Cuando el sol no era más que un remedo de la estufa que me había recalentado los circuitos durante la tarde, volvimos al campamento, no sin dificultadas: estuvimos más de veinte minutos dando vueltas intentando encontrar la hondonada donde nos esperaban para cenar. Nos separamos para buscar el camino pero las dichosas jaimas no aparecían. Al fin, cuando ya comenzábamos a desesperarnos oí la voz de Carlos que me llamaba. Había encontrado el objetivo.
Mohamed nos había preparado una harira, una sopa de garbanzos, maíz, lentejas, fideos y otros ingredientes, muy típica de Marruecos. Estaba buena. De segundo, un omnipresente tajine y un té moruno para rematar. A la luz de las velas charlé un buen rato con, Julie y Benjamín, los belgas, y con Mohamed que nos contó cosas de la hamada en los años cuarenta, de la vida en la frontera con Argelia, de las caravanas, de las trampas para las, hoy, extintas gacelas…

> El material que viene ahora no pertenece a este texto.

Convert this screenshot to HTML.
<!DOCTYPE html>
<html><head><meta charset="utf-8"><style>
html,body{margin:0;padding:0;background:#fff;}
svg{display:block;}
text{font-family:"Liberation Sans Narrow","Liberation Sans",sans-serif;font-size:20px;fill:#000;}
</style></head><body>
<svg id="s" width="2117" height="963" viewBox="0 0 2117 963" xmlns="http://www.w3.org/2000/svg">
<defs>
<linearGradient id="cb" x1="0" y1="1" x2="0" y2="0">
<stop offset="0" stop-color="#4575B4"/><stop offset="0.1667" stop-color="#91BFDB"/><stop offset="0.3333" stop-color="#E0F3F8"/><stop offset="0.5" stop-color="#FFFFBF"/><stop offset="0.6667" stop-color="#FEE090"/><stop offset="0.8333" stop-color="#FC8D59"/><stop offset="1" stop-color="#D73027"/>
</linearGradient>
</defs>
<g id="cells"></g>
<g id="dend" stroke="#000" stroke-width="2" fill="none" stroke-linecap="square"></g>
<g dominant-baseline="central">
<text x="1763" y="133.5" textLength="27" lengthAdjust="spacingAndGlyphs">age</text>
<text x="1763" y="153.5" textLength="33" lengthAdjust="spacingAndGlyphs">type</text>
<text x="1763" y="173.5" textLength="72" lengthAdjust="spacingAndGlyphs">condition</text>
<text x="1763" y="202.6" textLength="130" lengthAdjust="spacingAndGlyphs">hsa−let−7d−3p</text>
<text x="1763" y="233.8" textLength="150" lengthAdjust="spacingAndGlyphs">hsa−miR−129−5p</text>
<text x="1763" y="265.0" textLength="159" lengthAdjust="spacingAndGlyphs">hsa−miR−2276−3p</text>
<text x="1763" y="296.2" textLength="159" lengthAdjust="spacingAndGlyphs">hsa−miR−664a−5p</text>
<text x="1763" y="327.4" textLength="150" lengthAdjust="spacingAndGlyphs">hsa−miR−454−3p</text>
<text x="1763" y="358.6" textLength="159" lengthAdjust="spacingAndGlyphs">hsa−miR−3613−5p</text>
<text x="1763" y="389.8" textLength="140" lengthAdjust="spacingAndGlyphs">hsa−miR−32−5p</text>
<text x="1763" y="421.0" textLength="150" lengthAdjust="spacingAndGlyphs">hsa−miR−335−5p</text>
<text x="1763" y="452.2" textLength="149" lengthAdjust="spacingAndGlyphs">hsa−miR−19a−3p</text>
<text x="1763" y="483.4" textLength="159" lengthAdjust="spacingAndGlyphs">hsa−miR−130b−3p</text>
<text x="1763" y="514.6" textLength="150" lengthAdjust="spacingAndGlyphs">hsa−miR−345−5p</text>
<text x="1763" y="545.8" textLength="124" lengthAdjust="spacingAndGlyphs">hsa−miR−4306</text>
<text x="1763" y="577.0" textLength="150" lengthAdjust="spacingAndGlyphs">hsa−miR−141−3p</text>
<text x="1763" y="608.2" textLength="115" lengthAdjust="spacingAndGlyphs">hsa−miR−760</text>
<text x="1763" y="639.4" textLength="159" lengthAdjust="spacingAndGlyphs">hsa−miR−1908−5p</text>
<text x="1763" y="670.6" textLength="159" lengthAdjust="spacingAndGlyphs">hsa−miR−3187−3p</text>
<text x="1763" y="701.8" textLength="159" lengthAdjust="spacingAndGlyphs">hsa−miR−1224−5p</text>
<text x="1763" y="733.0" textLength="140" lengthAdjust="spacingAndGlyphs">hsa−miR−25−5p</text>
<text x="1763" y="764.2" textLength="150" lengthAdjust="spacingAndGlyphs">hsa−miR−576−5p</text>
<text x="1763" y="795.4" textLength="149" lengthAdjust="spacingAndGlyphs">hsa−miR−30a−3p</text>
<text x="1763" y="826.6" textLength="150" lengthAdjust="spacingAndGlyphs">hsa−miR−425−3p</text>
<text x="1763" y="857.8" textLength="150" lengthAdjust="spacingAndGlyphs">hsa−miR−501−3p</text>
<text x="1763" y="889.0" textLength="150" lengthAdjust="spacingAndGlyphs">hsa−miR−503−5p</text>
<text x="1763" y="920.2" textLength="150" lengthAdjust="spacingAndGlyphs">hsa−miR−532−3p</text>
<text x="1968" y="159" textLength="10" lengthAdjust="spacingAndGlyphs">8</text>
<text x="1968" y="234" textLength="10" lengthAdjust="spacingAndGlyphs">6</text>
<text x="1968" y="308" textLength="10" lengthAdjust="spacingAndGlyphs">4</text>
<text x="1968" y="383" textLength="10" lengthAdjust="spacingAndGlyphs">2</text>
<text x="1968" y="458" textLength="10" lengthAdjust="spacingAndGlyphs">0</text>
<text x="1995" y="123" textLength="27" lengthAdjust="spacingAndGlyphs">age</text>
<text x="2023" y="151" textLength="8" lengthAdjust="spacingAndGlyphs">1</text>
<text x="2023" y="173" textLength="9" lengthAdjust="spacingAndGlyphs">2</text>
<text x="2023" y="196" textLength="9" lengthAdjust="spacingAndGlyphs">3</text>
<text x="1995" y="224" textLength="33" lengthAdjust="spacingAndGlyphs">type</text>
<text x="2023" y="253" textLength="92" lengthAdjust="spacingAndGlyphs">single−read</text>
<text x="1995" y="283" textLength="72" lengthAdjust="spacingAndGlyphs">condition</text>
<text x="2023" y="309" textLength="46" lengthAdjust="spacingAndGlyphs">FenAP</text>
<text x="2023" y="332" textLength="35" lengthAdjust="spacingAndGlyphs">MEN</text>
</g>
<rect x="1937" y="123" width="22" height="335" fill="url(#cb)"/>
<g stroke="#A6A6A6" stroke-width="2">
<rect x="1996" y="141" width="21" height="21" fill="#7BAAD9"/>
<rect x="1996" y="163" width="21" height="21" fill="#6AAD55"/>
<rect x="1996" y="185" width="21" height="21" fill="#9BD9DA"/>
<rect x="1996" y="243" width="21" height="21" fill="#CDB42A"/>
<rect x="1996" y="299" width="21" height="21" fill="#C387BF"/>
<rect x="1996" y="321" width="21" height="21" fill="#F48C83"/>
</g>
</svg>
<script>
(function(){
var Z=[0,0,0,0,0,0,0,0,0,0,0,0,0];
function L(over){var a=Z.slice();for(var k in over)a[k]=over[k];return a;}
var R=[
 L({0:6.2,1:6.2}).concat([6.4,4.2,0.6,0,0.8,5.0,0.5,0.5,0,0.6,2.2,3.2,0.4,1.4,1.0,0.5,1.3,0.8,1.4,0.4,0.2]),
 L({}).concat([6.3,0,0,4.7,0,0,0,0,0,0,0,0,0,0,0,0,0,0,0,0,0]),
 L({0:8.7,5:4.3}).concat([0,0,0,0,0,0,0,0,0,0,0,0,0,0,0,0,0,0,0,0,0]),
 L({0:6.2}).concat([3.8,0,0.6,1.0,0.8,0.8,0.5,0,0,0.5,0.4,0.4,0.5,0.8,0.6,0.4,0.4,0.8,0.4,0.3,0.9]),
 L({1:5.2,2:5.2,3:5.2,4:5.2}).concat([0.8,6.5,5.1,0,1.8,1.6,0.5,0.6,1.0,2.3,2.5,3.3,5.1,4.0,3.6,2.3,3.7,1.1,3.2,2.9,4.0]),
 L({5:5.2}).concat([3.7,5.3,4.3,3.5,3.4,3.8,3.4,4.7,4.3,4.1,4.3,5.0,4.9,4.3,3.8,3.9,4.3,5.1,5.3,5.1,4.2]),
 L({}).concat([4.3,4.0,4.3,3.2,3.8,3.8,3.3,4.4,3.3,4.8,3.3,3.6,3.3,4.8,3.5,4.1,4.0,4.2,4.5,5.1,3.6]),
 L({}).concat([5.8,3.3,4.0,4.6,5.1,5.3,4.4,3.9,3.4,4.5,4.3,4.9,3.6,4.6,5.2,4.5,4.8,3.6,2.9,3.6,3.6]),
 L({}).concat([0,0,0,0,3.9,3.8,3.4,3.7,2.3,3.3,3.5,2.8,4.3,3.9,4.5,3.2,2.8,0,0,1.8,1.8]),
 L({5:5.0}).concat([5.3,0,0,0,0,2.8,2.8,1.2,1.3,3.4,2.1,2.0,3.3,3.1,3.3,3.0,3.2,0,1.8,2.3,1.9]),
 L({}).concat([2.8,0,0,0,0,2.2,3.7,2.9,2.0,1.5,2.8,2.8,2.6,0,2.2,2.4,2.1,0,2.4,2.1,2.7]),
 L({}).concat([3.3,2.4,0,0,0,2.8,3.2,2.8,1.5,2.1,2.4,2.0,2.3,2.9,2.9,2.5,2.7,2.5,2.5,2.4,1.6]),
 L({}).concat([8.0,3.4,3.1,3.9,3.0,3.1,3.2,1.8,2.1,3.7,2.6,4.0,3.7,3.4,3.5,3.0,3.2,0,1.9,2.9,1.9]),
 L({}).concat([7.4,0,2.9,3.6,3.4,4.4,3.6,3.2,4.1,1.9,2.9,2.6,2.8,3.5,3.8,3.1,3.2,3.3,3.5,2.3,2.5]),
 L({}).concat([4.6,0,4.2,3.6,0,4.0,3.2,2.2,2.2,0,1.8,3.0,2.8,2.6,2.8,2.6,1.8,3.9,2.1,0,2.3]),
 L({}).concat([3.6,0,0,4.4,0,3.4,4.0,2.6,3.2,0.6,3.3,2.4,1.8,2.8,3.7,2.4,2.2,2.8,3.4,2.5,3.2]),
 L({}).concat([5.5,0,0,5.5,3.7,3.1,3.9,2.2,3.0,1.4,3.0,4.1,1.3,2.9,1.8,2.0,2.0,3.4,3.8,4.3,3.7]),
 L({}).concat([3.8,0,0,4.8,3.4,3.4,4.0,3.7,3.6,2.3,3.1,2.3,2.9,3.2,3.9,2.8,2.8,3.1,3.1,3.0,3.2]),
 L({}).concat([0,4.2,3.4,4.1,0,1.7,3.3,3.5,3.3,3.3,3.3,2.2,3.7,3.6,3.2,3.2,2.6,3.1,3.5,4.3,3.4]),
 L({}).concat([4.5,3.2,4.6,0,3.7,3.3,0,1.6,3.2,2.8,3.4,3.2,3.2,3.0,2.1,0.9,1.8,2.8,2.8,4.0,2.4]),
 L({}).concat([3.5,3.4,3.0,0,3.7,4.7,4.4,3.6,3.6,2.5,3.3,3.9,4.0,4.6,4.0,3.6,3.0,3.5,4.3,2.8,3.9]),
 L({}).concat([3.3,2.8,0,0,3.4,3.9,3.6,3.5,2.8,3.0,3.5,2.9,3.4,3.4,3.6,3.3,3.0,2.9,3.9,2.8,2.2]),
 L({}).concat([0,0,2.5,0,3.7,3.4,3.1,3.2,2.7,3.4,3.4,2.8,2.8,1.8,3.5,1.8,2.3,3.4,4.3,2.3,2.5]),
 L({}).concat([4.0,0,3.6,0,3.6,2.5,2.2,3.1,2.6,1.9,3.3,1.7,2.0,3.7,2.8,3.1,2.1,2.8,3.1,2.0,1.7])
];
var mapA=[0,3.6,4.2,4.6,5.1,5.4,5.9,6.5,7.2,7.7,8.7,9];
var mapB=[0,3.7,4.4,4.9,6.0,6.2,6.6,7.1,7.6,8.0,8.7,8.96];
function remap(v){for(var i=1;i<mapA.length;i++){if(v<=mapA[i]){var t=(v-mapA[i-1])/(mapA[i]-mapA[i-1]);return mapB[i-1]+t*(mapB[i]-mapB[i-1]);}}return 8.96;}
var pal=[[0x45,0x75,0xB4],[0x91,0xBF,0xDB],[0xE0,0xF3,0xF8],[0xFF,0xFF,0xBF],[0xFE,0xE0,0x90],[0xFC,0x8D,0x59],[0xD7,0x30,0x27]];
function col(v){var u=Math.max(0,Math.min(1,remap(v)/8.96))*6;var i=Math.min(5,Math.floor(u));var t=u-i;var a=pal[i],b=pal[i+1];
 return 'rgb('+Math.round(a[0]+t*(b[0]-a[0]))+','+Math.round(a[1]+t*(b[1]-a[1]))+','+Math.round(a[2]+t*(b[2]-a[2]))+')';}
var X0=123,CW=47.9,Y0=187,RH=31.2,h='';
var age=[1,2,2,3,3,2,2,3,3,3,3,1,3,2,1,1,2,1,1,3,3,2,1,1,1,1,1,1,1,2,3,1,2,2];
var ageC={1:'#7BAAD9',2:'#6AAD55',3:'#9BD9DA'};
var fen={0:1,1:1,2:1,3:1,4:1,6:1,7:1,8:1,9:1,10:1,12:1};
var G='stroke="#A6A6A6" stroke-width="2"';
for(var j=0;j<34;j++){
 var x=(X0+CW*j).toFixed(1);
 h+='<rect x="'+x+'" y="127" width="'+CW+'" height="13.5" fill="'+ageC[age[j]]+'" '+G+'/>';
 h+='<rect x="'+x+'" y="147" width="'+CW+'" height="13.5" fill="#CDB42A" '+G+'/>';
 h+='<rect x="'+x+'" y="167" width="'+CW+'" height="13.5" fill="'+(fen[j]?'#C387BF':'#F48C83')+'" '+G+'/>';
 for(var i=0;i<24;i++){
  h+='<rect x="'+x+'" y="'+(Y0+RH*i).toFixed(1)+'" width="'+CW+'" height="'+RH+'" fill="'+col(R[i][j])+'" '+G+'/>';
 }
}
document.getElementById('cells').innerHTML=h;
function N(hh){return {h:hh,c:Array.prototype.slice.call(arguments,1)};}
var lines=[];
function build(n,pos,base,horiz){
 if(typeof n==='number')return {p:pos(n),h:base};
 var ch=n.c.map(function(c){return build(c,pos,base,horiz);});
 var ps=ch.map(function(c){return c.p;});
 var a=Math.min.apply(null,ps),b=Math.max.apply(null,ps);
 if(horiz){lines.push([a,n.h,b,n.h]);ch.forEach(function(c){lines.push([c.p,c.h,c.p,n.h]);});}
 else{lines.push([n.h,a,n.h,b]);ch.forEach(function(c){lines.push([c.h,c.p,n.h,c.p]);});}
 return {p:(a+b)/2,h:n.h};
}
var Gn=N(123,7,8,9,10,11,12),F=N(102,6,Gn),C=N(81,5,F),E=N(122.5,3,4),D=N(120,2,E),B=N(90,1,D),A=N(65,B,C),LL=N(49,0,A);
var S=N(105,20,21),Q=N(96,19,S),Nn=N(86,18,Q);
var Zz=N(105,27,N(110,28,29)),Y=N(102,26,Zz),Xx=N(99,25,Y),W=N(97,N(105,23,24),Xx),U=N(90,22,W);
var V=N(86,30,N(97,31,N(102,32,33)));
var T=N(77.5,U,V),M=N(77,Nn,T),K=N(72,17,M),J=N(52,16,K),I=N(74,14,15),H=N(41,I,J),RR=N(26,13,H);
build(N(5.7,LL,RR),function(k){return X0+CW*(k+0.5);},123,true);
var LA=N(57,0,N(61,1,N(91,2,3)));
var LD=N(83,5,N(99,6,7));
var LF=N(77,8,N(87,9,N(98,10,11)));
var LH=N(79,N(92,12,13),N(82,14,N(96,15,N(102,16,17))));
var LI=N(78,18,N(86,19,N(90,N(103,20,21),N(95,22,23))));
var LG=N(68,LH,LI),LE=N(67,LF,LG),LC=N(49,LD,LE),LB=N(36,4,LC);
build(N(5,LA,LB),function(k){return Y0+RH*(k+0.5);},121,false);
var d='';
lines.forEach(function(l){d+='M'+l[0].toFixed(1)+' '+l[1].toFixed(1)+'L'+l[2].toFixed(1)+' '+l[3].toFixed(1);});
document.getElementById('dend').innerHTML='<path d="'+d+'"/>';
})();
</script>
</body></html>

En lo alto de una duna volvió a sonar la gaita. Sones melancólicos que, arrastrados por el viento, se alejaban sobre la arena una vez libres de la prisión que los atenazaba. “All rivers are free” me pareció lo más adecuado en aquel paisaje desprovisto de agua.
Todos se fueron a acostar a sus rincones menos Mohamed y yo que nos quedamos un rato en silencio, mirando las estrellas y escuchando el silencio.